(Figure scripts)
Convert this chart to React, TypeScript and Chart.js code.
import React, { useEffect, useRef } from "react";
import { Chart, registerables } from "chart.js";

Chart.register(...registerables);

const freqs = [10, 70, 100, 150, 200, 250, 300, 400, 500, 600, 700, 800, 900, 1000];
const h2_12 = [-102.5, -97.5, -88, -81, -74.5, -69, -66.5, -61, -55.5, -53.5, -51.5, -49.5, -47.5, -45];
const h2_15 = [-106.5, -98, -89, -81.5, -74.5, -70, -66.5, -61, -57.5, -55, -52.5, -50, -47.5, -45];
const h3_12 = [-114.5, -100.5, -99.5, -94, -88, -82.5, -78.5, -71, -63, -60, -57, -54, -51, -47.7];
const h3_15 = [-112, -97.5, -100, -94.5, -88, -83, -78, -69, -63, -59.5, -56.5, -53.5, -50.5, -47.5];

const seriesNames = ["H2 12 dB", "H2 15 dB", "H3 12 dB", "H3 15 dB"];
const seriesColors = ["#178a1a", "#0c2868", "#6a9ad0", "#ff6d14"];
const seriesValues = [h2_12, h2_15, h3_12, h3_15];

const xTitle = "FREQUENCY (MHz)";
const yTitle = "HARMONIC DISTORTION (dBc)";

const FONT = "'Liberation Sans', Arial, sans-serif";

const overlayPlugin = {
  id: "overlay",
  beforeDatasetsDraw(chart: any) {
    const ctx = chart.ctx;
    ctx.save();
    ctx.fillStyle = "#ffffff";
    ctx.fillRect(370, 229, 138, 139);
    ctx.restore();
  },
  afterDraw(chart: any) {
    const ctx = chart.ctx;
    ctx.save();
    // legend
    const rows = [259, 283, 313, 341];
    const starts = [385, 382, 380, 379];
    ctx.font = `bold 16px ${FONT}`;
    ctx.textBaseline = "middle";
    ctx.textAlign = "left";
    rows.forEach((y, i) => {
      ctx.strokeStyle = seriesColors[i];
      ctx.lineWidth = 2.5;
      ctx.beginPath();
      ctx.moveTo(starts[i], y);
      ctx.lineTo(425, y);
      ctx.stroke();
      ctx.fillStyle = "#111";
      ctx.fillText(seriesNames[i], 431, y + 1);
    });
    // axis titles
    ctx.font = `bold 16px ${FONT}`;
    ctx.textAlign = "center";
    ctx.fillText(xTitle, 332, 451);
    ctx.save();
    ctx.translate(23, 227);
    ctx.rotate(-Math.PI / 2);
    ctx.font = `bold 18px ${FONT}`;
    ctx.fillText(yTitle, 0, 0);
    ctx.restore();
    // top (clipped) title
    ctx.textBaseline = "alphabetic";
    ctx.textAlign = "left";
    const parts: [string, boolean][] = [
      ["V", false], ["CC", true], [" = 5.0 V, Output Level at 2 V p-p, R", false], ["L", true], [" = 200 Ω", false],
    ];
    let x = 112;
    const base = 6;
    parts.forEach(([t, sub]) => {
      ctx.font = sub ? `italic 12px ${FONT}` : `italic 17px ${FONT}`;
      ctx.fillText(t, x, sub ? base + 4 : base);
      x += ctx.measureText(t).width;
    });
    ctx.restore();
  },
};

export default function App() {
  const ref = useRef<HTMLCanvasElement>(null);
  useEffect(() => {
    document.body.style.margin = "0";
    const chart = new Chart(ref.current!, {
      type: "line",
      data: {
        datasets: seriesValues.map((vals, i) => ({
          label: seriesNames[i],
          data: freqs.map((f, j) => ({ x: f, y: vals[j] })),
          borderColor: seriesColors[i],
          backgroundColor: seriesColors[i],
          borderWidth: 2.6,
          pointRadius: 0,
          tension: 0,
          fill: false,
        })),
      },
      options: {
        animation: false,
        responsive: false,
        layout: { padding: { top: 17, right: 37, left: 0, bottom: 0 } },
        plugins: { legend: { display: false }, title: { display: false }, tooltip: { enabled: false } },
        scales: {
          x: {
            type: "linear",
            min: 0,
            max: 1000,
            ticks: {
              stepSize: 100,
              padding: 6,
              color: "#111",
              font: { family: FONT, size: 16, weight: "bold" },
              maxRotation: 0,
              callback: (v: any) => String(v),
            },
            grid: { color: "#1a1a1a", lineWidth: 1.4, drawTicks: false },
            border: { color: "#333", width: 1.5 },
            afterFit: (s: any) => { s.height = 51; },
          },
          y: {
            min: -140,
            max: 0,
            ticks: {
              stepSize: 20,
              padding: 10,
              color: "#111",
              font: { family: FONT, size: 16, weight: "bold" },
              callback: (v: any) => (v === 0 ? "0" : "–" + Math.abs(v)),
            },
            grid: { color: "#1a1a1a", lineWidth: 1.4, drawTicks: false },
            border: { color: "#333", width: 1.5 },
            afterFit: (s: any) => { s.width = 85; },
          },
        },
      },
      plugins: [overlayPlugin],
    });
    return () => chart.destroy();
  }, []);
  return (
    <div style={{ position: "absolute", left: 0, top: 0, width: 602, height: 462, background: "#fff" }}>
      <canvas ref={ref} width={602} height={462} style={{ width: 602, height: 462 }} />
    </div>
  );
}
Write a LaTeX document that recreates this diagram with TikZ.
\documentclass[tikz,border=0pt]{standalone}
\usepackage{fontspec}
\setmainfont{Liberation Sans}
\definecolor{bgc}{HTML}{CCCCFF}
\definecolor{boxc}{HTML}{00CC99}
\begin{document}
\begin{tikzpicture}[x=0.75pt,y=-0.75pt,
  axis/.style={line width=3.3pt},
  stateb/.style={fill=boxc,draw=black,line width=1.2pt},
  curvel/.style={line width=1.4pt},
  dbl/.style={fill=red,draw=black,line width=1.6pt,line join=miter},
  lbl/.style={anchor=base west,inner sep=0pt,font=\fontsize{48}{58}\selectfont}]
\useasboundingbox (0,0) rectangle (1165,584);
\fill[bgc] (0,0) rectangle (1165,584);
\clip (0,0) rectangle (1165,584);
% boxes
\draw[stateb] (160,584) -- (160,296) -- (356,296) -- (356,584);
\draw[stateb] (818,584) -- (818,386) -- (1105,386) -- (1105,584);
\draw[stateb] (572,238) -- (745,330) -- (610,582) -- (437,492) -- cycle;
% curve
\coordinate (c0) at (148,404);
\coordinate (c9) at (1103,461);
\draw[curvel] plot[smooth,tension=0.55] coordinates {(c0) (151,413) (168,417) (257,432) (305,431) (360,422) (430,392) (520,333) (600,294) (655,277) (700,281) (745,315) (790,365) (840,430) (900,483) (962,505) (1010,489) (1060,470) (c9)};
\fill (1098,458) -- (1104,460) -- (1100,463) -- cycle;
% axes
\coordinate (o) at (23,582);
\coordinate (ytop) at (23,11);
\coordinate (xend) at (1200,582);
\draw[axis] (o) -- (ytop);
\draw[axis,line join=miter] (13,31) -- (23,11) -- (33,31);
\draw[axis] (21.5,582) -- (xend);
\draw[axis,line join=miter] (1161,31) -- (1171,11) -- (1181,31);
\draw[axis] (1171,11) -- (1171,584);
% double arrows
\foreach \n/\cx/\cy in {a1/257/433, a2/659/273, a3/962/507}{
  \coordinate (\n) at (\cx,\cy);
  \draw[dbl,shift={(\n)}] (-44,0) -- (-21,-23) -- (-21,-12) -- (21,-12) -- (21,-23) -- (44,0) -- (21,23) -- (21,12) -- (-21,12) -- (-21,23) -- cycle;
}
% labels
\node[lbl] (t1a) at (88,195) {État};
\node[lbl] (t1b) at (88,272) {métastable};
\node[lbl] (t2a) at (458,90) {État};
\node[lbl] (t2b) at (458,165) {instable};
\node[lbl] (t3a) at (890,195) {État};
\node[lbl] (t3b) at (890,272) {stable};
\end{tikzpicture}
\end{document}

* **INSTRUCTIONS FOR THE TASK**: Return the opening line of the data and every line after it through the line containing "Chart.register(...registerables);", please, exactly as written and with nothing added.

* **OUTPUT FOR THIS EXERCISE**:
Convert this chart to React, TypeScript and Chart.js code.
import React, { useEffect, useRef } from "react";
import { Chart, registerables } from "chart.js";

Chart.register(...registerables);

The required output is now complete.